= Company Names Tribunal =

United Kingdom tribunal

The Company Names Tribunal was created on 1 October 2008 in the United Kingdom and is a direct result of the coming into force of Section 69 of the Companies Act 2006. The Company Names Tribunal is administered by the UK Intellectual Property Office and only deals with complaints under Section 69 of the Companies Act 2006.

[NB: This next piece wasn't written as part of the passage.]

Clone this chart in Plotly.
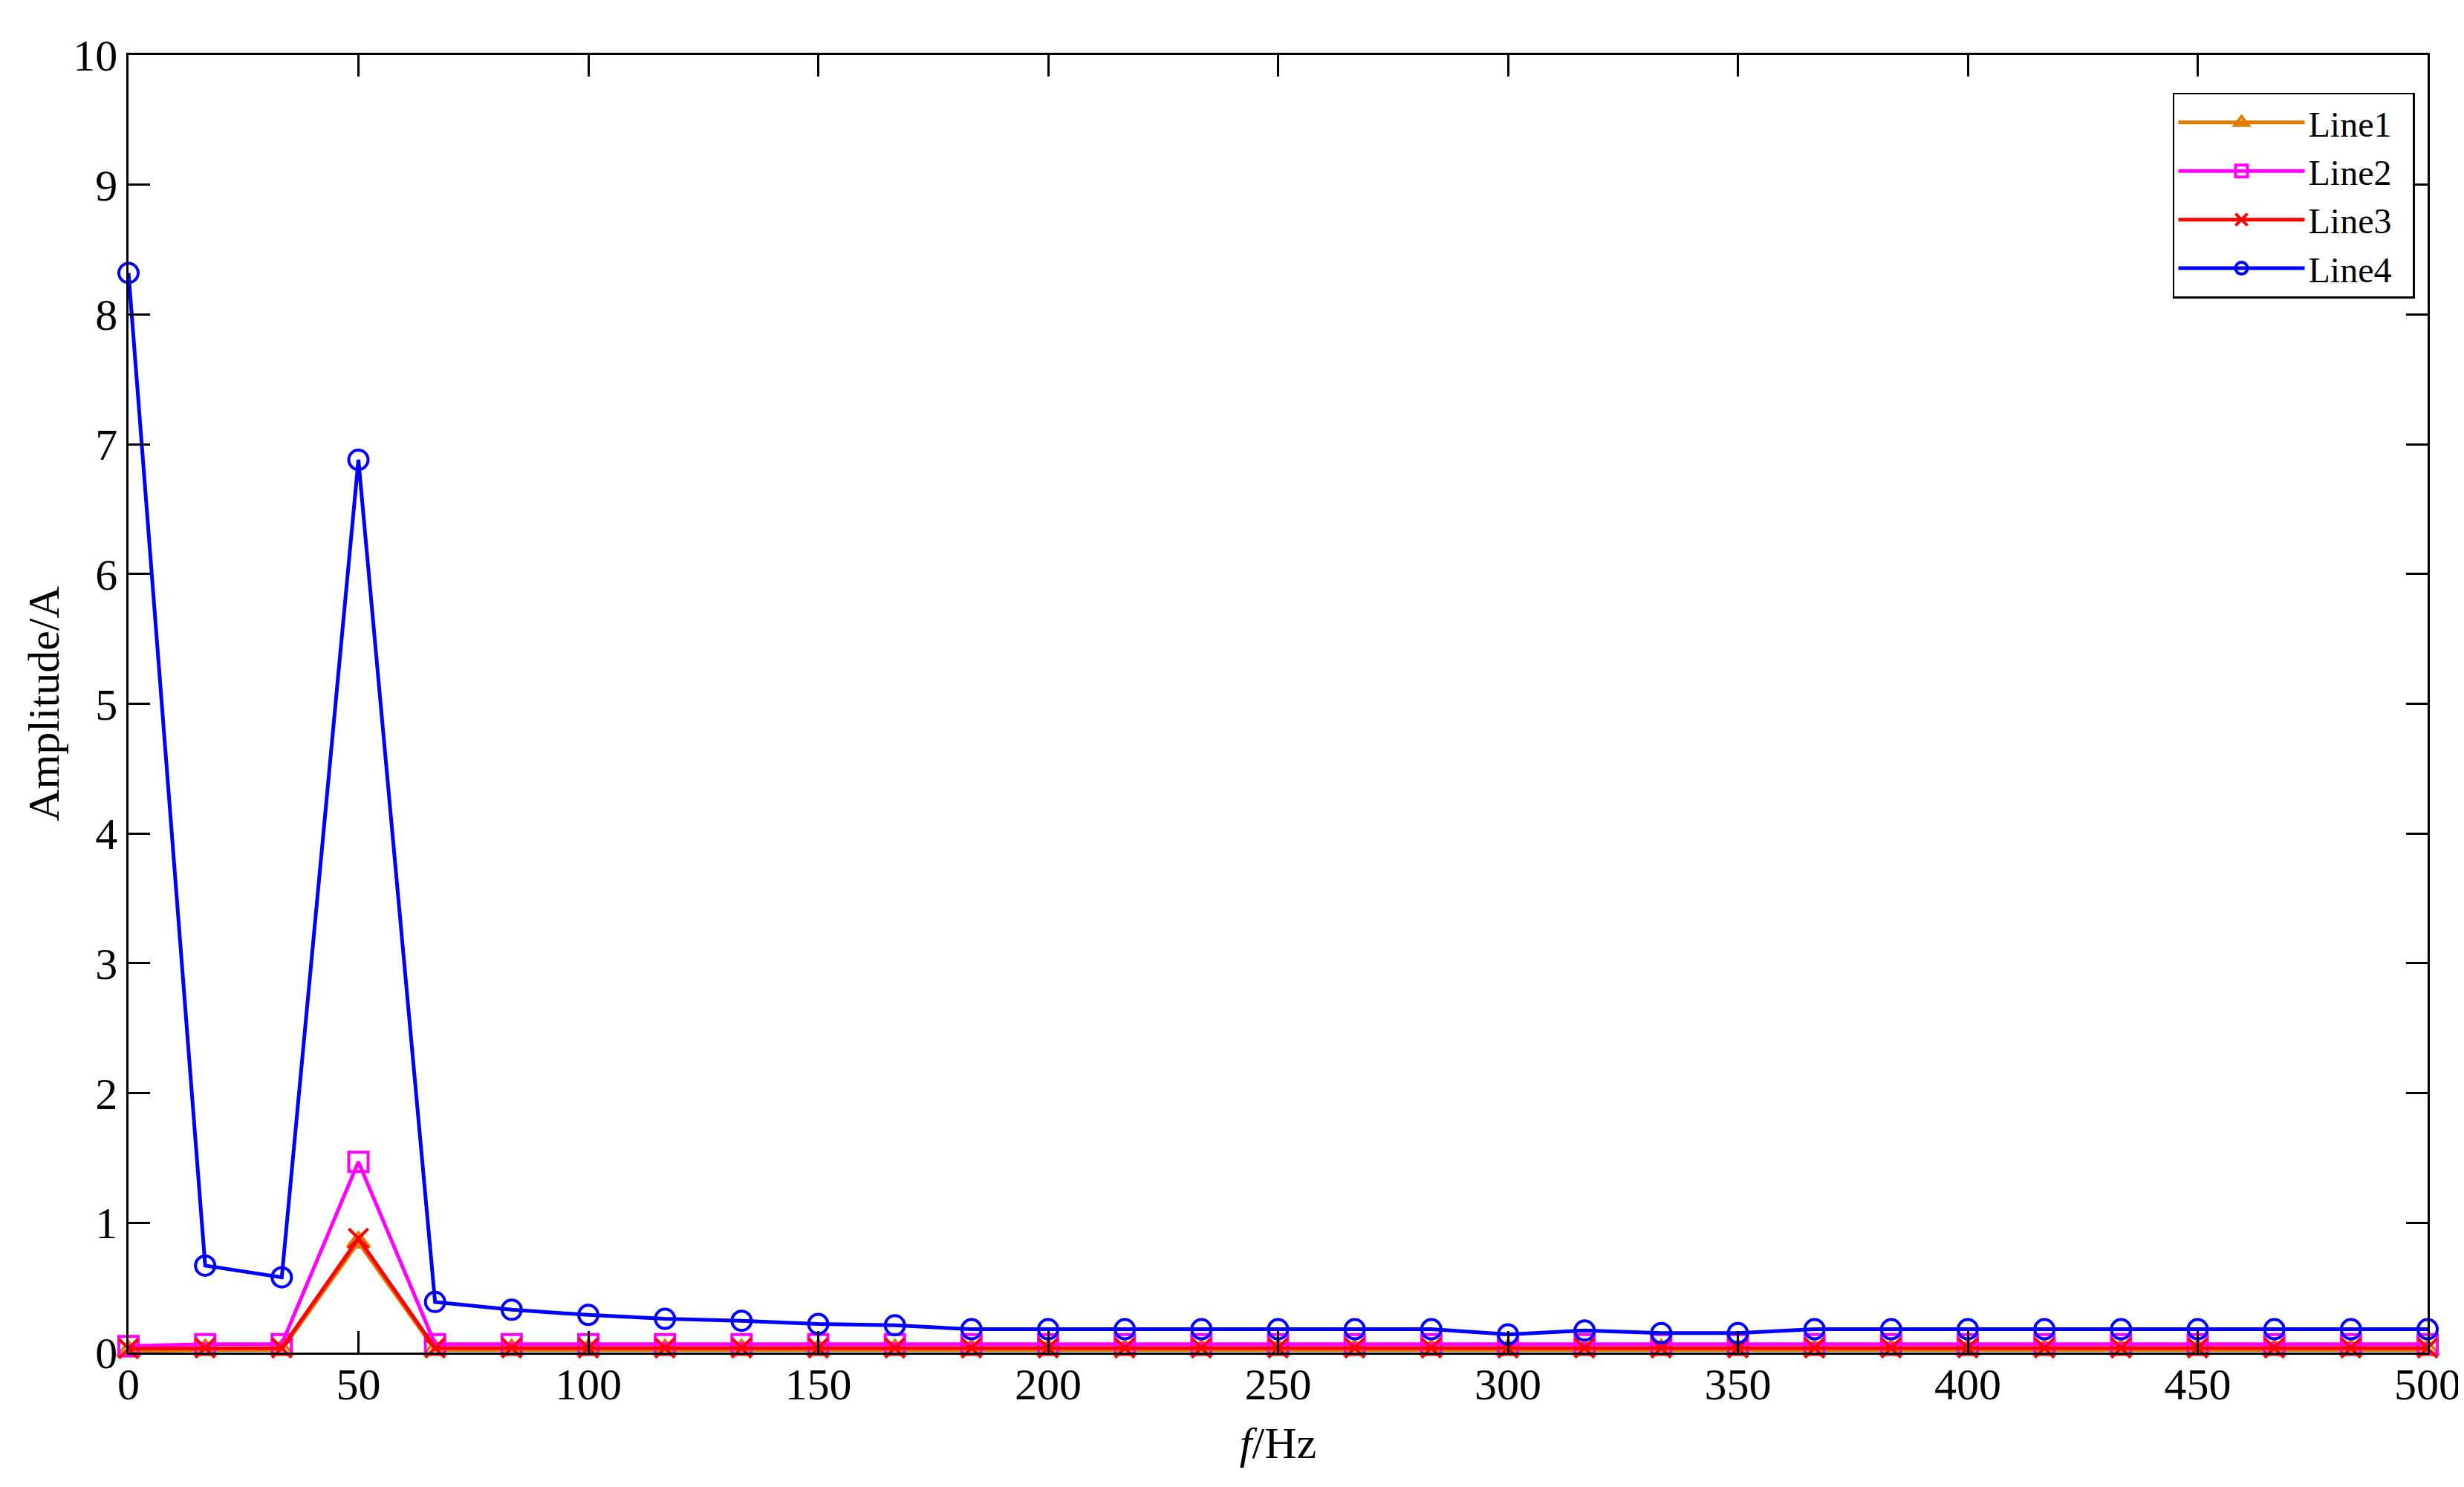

A Company Names Adjudicator has been appointed to deal with complaints to the Company Names Tribunal. The Company Names Adjudicator Rules 2008 govern the powers of the adjudicator and the processes surrounding applications for rulings on company names.

==Fundamental concepts==
In essence any party can file a complaint to the Company Names Tribunal with regards the registration of a company name under the Companies Act whose name is the same as that associated with the complainant in which the complainant has goodwill in a business associated with the name or that the new company name is sufficiently similar to such a name and that its use in the United Kingdom would be likely to mislead by suggesting a connection between the company and the complainant.

It is not necessary for the complainant to have a company registered under the Companies Act to file a complaint, merely that they have goodwill in a company name or brand name associated with a company or trading activity.

==Opportunistic registrations==
The Company Names Tribunal has made it clear that it will only deal with so-called 'opportunistic registrations' of company names.

The Company Names Tribunal has stated that opportunistic company name registrations share similar characteristics to opportunistic Internet domain name registrations ('cyber squatting'). An example of an opportunistic company name registration is when someone registers one or more variations of the name of a well-known company in order to get the latter company to buy the registration(s). Another example might be where someone knows that a merger is about to take place between two companies and so registers one or more variations of the name that the newly formed commercial entity is likely to require. The registration(s) would be opportunistic in that the registration holder's purpose in obtaining the registration was to cash in on the other entity's fame.

If a company name registration is not viewed as opportunistic then a complainant must file a complaint to Companies House direct, and not to the Company Names Tribunal, under Section 67 of the Companies Act 2006 alleging that the name is "too like" an existing company name registration.

==Defences to a complaint==
The Companies Act 2006 lists the following defences to a complaint:

a) that the name was registered before the start of the activities on which the applicant relies to show it has goodwill/reputation; or

b) [repealed]

c) that the name was registered in the ordinary course of a company formation business and the company name is available for sale to the applicant on the standard terms of that business (an 'off the shelf company'); or

d) that the name was adopted in good faith; or

e) that the interests of the applicant are not adversely affected to any significant extent.

==First decision==
The first decision of the Company Names Tribunal was issued on 3 December 2008, when the Tribunal in an uncontested application forced the change of name of the company Coke Cola Limited following an application by The Coca-Cola Company.